* _INFORMATION PROVIDED_:

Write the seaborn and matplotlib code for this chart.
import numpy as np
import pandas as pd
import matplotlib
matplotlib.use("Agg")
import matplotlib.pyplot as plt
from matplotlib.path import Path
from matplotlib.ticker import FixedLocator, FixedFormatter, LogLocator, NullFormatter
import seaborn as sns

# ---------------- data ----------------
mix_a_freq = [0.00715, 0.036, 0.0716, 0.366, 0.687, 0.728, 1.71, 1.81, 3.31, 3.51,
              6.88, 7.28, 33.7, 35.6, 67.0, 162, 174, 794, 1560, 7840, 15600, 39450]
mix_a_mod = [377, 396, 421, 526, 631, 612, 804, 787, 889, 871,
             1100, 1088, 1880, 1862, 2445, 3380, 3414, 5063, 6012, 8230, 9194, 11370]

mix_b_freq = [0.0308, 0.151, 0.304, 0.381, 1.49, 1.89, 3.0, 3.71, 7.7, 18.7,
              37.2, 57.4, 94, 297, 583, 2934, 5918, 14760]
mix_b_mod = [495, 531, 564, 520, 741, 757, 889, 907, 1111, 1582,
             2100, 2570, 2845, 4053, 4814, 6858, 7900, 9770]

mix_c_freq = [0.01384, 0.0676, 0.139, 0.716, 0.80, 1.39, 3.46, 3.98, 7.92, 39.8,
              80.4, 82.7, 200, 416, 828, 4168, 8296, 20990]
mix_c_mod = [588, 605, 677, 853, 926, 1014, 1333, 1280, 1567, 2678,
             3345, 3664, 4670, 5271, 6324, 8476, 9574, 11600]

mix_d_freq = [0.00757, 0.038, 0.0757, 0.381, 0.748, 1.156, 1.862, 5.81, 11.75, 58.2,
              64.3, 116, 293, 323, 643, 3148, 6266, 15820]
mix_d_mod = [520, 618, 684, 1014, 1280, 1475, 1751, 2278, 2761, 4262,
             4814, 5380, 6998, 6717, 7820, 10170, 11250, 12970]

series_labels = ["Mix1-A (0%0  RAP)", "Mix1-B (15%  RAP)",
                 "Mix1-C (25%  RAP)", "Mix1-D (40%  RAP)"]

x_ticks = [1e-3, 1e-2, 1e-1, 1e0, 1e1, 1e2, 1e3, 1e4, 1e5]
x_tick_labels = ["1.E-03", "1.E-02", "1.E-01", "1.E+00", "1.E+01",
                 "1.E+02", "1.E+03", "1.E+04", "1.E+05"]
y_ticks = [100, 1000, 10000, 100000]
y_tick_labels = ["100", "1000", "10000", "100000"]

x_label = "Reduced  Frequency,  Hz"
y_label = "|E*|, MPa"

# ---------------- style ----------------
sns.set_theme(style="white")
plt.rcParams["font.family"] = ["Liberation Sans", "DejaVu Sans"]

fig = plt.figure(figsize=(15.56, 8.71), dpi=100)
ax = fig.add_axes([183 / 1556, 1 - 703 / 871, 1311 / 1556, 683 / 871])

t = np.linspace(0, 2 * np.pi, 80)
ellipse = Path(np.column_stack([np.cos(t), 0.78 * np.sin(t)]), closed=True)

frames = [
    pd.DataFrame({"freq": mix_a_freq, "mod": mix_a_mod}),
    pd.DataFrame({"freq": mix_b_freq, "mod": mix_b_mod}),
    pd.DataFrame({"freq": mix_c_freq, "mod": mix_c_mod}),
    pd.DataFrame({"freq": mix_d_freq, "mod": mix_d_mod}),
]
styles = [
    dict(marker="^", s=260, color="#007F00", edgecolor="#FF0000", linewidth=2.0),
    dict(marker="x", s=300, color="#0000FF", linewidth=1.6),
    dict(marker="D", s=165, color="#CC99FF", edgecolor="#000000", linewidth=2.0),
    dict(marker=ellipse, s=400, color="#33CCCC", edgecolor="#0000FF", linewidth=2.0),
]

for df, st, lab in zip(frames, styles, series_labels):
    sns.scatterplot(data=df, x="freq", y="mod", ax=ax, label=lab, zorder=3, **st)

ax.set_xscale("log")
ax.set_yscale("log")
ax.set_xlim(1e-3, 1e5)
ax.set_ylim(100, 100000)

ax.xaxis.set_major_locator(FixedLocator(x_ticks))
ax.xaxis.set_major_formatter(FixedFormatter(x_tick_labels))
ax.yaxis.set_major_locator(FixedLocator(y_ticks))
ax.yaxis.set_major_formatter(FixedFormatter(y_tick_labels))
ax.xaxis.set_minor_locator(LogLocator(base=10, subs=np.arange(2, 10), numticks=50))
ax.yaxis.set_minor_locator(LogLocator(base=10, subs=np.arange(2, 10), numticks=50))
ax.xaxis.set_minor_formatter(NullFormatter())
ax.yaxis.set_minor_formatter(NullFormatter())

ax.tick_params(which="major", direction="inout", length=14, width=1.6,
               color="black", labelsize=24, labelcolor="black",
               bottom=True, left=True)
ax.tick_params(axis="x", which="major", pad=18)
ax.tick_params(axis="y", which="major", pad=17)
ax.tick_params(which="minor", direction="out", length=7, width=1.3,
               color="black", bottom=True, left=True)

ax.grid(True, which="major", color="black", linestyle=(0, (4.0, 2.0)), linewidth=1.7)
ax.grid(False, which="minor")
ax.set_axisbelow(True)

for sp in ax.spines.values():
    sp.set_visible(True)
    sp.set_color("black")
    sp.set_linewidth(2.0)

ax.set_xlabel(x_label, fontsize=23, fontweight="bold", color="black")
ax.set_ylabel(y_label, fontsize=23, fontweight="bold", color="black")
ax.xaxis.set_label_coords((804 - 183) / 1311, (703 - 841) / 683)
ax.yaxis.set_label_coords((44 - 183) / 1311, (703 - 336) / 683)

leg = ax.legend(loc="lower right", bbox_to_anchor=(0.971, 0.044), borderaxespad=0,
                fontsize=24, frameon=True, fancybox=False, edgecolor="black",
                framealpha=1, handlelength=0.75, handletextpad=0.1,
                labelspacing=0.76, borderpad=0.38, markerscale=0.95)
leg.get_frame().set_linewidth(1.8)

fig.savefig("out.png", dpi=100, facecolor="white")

* _OBJECTIVE_: Repeat the data precisely, line by line.

* _ANSWER IN FULL_:
Write the seaborn and matplotlib code for this chart.
import numpy as np
import pandas as pd
import matplotlib
matplotlib.use("Agg")
import matplotlib.pyplot as plt
from matplotlib.path import Path
from matplotlib.ticker import FixedLocator, FixedFormatter, LogLocator, NullFormatter
import seaborn as sns

# ---------------- data ----------------
mix_a_freq = [0.00715, 0.036, 0.0716, 0.366, 0.687, 0.728, 1.71, 1.81, 3.31, 3.51,
              6.88, 7.28, 33.7, 35.6, 67.0, 162, 174, 794, 1560, 7840, 15600, 39450]
mix_a_mod = [377, 396, 421, 526, 631, 612, 804, 787, 889, 871,
             1100, 1088, 1880, 1862, 2445, 3380, 3414, 5063, 6012, 8230, 9194, 11370]

mix_b_freq = [0.0308, 0.151, 0.304, 0.381, 1.49, 1.89, 3.0, 3.71, 7.7, 18.7,
              37.2, 57.4, 94, 297, 583, 2934, 5918, 14760]
mix_b_mod = [495, 531, 564, 520, 741, 757, 889, 907, 1111, 1582,
             2100, 2570, 2845, 4053, 4814, 6858, 7900, 9770]

mix_c_freq = [0.01384, 0.0676, 0.139, 0.716, 0.80, 1.39, 3.46, 3.98, 7.92, 39.8,
              80.4, 82.7, 200, 416, 828, 4168, 8296, 20990]
mix_c_mod = [588, 605, 677, 853, 926, 1014, 1333, 1280, 1567, 2678,
             3345, 3664, 4670, 5271, 6324, 8476, 9574, 11600]

mix_d_freq = [0.00757, 0.038, 0.0757, 0.381, 0.748, 1.156, 1.862, 5.81, 11.75, 58.2,
              64.3, 116, 293, 323, 643, 3148, 6266, 15820]
mix_d_mod = [520, 618, 684, 1014, 1280, 1475, 1751, 2278, 2761, 4262,
             4814, 5380, 6998, 6717, 7820, 10170, 11250, 12970]

series_labels = ["Mix1-A (0%0  RAP)", "Mix1-B (15%  RAP)",
                 "Mix1-C (25%  RAP)", "Mix1-D (40%  RAP)"]

x_ticks = [1e-3, 1e-2, 1e-1, 1e0, 1e1, 1e2, 1e3, 1e4, 1e5]
x_tick_labels = ["1.E-03", "1.E-02", "1.E-01", "1.E+00", "1.E+01",
                 "1.E+02", "1.E+03", "1.E+04", "1.E+05"]
y_ticks = [100, 1000, 10000, 100000]
y_tick_labels = ["100", "1000", "10000", "100000"]

x_label = "Reduced  Frequency,  Hz"
y_label = "|E*|, MPa"

# ---------------- style ----------------
sns.set_theme(style="white")
plt.rcParams["font.family"] = ["Liberation Sans", "DejaVu Sans"]

fig = plt.figure(figsize=(15.56, 8.71), dpi=100)
ax = fig.add_axes([183 / 1556, 1 - 703 / 871, 1311 / 1556, 683 / 871])

t = np.linspace(0, 2 * np.pi, 80)
ellipse = Path(np.column_stack([np.cos(t), 0.78 * np.sin(t)]), closed=True)

frames = [
    pd.DataFrame({"freq": mix_a_freq, "mod": mix_a_mod}),
    pd.DataFrame({"freq": mix_b_freq, "mod": mix_b_mod}),
    pd.DataFrame({"freq": mix_c_freq, "mod": mix_c_mod}),
    pd.DataFrame({"freq": mix_d_freq, "mod": mix_d_mod}),
]
styles = [
    dict(marker="^", s=260, color="#007F00", edgecolor="#FF0000", linewidth=2.0),
    dict(marker="x", s=300, color="#0000FF", linewidth=1.6),
    dict(marker="D", s=165, color="#CC99FF", edgecolor="#000000", linewidth=2.0),
    dict(marker=ellipse, s=400, color="#33CCCC", edgecolor="#0000FF", linewidth=2.0),
]

for df, st, lab in zip(frames, styles, series_labels):
    sns.scatterplot(data=df, x="freq", y="mod", ax=ax, label=lab, zorder=3, **st)

ax.set_xscale("log")
ax.set_yscale("log")
ax.set_xlim(1e-3, 1e5)
ax.set_ylim(100, 100000)

ax.xaxis.set_major_locator(FixedLocator(x_ticks))
ax.xaxis.set_major_formatter(FixedFormatter(x_tick_labels))
ax.yaxis.set_major_locator(FixedLocator(y_ticks))
ax.yaxis.set_major_formatter(FixedFormatter(y_tick_labels))
ax.xaxis.set_minor_locator(LogLocator(base=10, subs=np.arange(2, 10), numticks=50))
ax.yaxis.set_minor_locator(LogLocator(base=10, subs=np.arange(2, 10), numticks=50))
ax.xaxis.set_minor_formatter(NullFormatter())
ax.yaxis.set_minor_formatter(NullFormatter())

ax.tick_params(which="major", direction="inout", length=14, width=1.6,
               color="black", labelsize=24, labelcolor="black",
               bottom=True, left=True)
ax.tick_params(axis="x", which="major", pad=18)
ax.tick_params(axis="y", which="major", pad=17)
ax.tick_params(which="minor", direction="out", length=7, width=1.3,
               color="black", bottom=True, left=True)

ax.grid(True, which="major", color="black", linestyle=(0, (4.0, 2.0)), linewidth=1.7)
ax.grid(False, which="minor")
ax.set_axisbelow(True)

for sp in ax.spines.values():
    sp.set_visible(True)
    sp.set_color("black")
    sp.set_linewidth(2.0)

ax.set_xlabel(x_label, fontsize=23, fontweight="bold", color="black")
ax.set_ylabel(y_label, fontsize=23, fontweight="bold", color="black")
ax.xaxis.set_label_coords((804 - 183) / 1311, (703 - 841) / 683)
ax.yaxis.set_label_coords((44 - 183) / 1311, (703 - 336) / 683)

leg = ax.legend(loc="lower right", bbox_to_anchor=(0.971, 0.044), borderaxespad=0,
                fontsize=24, frameon=True, fancybox=False, edgecolor="black",
                framealpha=1, handlelength=0.75, handletextpad=0.1,
                labelspacing=0.76, borderpad=0.38, markerscale=0.95)
leg.get_frame().set_linewidth(1.8)

fig.savefig("out.png", dpi=100, facecolor="white")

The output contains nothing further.